Merry Christmas SMcCandlish!!
Hi SMcCandlish, I wish you and your family a very Merry Christmas and a very Happy New Year,

Thanks for all your help on the 'pedia!

   –Davey2010 Merry Xmas / Happy New Year 22:34, 23 December 2016 (UTC)
@Davey2010:, and you and yours!  :-)  — SMcCandlish ¢ ≽ʌⱷ҅ʌ≼  04:14, 24 December 2016 (UTC)

Holiday card

Wishing you a Charlie Russell Christmas,
SMcCandlish!
"Here's hoping that the worst end of your trail is behind you
That Dad Time be your friend from here to the end
And sickness nor sorrow don't find you."
—C.M. Russell, Christmas greeting 1926.
Montanabw(talk) 23 December 2016 (UTC)
@Montanabw: You too! Maybe you'll get a pony for Christmas.  ;-)  — SMcCandlish ¢ ≽ʌⱷ҅ʌ≼  04:14, 24 December 2016 (UTC)

Re: Diacritics

As I said, I'm just trying to cover as much ground as possible (referring to both existing and potential anti-diacritic rules) by using both "any" and "all". Cédric says: Cenvention №.2 is anything but good faith. 07:24, 24 December 2016 (UTC)

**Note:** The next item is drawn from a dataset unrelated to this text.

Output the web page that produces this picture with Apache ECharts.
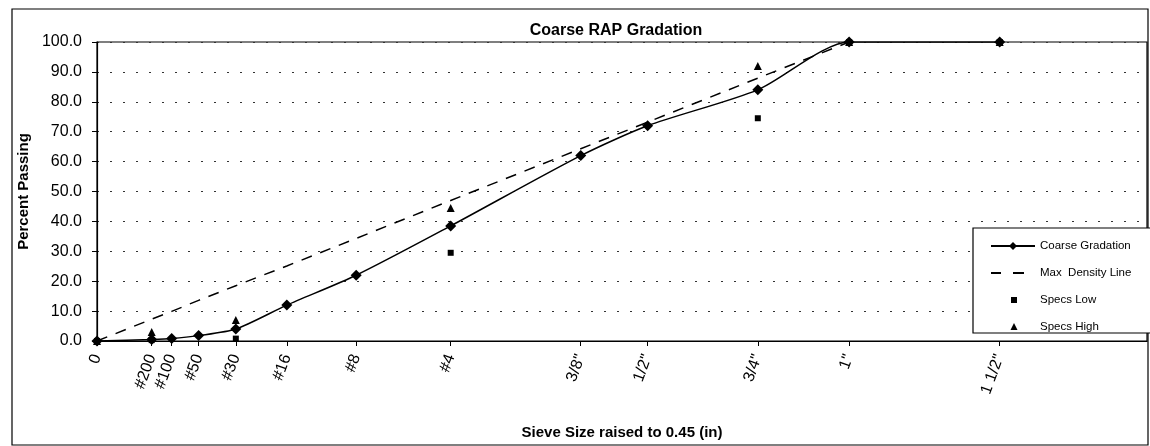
<!DOCTYPE html>
<html>
<head>
<meta charset="utf-8">
<script src="https://cdn.jsdelivr.net/npm/echarts@6/dist/echarts.min.js"></script>
<style>
html,body{margin:0;padding:0;background:#fff;}
#chart{width:1150px;height:446px;}
</style>
</head>
<body>
<div id="chart"></div>
<script>
// Sieve openings (inches) and their labels
var sieveSizes = [0, 0.00295, 0.0059, 0.0117, 0.0234, 0.0469, 0.0937, 0.187, 0.375, 0.5, 0.75, 1.0, 1.5];
var sieveLabels = ['0', '#200', '#100', '#50', '#30', '#16', '#8', '#4', '3/8"', '1/2"', '3/4"', '1"', '1 1/2"'];
// Percent passing
var coarseGradation = [0, 0.5, 0.8, 1.8, 4.0, 12.0, 22.0, 38.5, 62.0, 72.0, 84.0, 100, 100];
var maxDensityLine  = [0, 7.3, 9.9, 13.6, 18.5, 25.1, 34.3, 47.0, 64.3, 73.2, 87.9, 100, null];
var specsLow  = [0, 0.3, null, null, 0.8, null, null, 29.5, null, null, 74.5, 100, 100];
var specsHigh = [0, 3.0, null, null, 7.0, null, null, 44.5, null, null, 92.0, 100, 100];
var yTicks = [0, 10, 20, 30, 40, 50, 60, 70, 80, 90, 100];

// x axis is sieve size raised to 0.45
var sieveX = sieveSizes.map(function (s) { return Math.pow(s, 0.45); });
function pairs(vals) {
  var out = [];
  for (var i = 0; i < vals.length; i++) {
    if (vals[i] !== null) out.push([sieveX[i], vals[i]]);
  }
  return out;
}
var FONT = '"Liberation Sans", Arial, sans-serif';

var chart = echarts.init(document.getElementById('chart'), null, {renderer: 'canvas'});
chart.setOption({
  animation: false,
  backgroundColor: '#fff',
  title: {
    text: 'Coarse RAP Gradation',
    left: 611, top: 18, textAlign: 'center',
    textStyle: {fontFamily: FONT, fontSize: 16, fontWeight: 'bold', color: '#000'}
  },
  grid: {left: 97, right: 3, top: 42, bottom: 105, show: true, borderColor: '#000', borderWidth: 1.2, backgroundColor: 'transparent'},
  xAxis: {
    type: 'value', min: 0, max: 1.396,
    name: 'Sieve Size raised to 0.45 (in)',
    nameLocation: 'middle', nameGap: 84,
    nameTextStyle: {fontFamily: FONT, fontSize: 15, fontWeight: 'bold', color: '#000'},
    axisLine: {onZero: false, lineStyle: {color: '#000', width: 1.2}},
    axisTick: {show: true, inside: false, length: 5, customValues: sieveX, lineStyle: {color: '#000'}},
    axisLabel: {
      customValues: sieveX, rotate: 70, margin: 14,
      fontFamily: FONT, fontSize: 16, color: '#000',
      formatter: function (v) {
        for (var i = 0; i < sieveX.length; i++) if (Math.abs(sieveX[i] - v) < 1e-6) return sieveLabels[i];
        return '';
      }
    },
    splitLine: {show: false}
  },
  yAxis: {
    type: 'value', min: 0, max: 100, interval: 10,
    name: 'Percent Passing', nameLocation: 'middle', nameGap: 62,
    nameTextStyle: {fontFamily: FONT, fontSize: 15, fontWeight: 'bold', color: '#000'},
    axisLine: {show: true, lineStyle: {color: '#000', width: 1.2}},
    axisTick: {show: true, length: 5, lineStyle: {color: '#000'}},
    axisLabel: {
      margin: 15, fontFamily: FONT, fontSize: 16, color: '#000',
      formatter: function (v) { return yTicks.indexOf(v) >= 0 ? v.toFixed(1) : ''; }
    },
    splitLine: {show: true, lineStyle: {color: '#333', width: 1, type: [2, 11]}}
  },
  legend: {
    orient: 'vertical', left: 985, top: 235, z: 10,
    itemWidth: 44, itemHeight: 10, itemGap: 15,
    textStyle: {fontFamily: FONT, fontSize: 11.5, color: '#000'},
    data: [
      {name: 'Coarse Gradation'},
      {name: 'Max  Density Line', icon: 'path://M0,0 M44,10 M0,4 h10 v2 h-10 z M22,4 h11 v2 h-11 z'},
      {name: 'Specs Low', icon: 'path://M0,0 M44,10 M20,2 h6 v6 h-6 z'},
      {name: 'Specs High', icon: 'path://M0,0 M44,10 M23,1 L26.5,8 L19.5,8 Z'}
    ]
  },
  graphic: [
    {type: 'rect', z: 0, shape: {x: 12, y: 9, width: 1136, height: 436}, style: {fill: 'none', stroke: '#000', lineWidth: 1.2}},
    {type: 'rect', z: 8, shape: {x: 973, y: 228, width: 200, height: 105}, style: {fill: '#fff', stroke: '#000', lineWidth: 1.2}}
  ],
  series: [
    {
      name: 'Max  Density Line', type: 'line', data: pairs(maxDensityLine),
      symbol: 'none', smooth: false, z: 3,
      lineStyle: {color: '#000', width: 1.5, type: [11, 9]},
      itemStyle: {color: '#000'}
    },
    {
      name: 'Coarse Gradation', type: 'line', data: pairs(coarseGradation),
      symbol: 'diamond', symbolSize: 11, smooth: 0.25, z: 4,
      lineStyle: {color: '#000', width: 1.5},
      itemStyle: {color: '#000'}
    },
    {
      name: 'Specs Low', type: 'scatter', data: pairs(specsLow),
      symbol: 'rect', symbolSize: 6, z: 5,
      itemStyle: {color: '#000', opacity: 1}
    },
    {
      name: 'Specs High', type: 'scatter', data: pairs(specsHigh),
      symbol: 'triangle', symbolSize: 8, z: 5,
      itemStyle: {color: '#000', opacity: 1}
    }
  ]
});
</script>
</body>
</html>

Works for me.  — SMcCandlish ¢ ≽ʌⱷ҅ʌ≼  11:29, 24 December 2016 (UTC)

Yo Ho Ho

@Doug Weller: Thanks, you too! This reminds me of a joke: "Have you read Dr. Seuss's pirate Christmas story?" "No." "It opens, 'Ho ho ho / And a bottle of rum / Bum-ditty-bum-ditty / Bum-bum-bum'."  — SMcCandlish ¢ ≽ʌⱷ҅ʌ≼  19:26, 25 December 2016 (UTC)

Reply

I appreciate the message. I agree that it would be nigh-impossible to get the genie back in the bottle, but I'm actually optimistic, based on the supporters of a comprehensive style guide. Most of the "cooler heads" seem to appreciate the MOS even if they have specific problems with this or that. I have a lot of respect for almost everyone in the discussion, but it's honestly difficult to see how articles being brought into line can be equated with being bossed around. Unless, of course, there's a hypersensitivity to one's edits being further edited, which might be in the neighbourhood of the heart of the matter. Anyhow, I've got more drinking to do. Merry Christmas Buddy! Primergrey (talk) 03:45, 26 December 2016 (UTC)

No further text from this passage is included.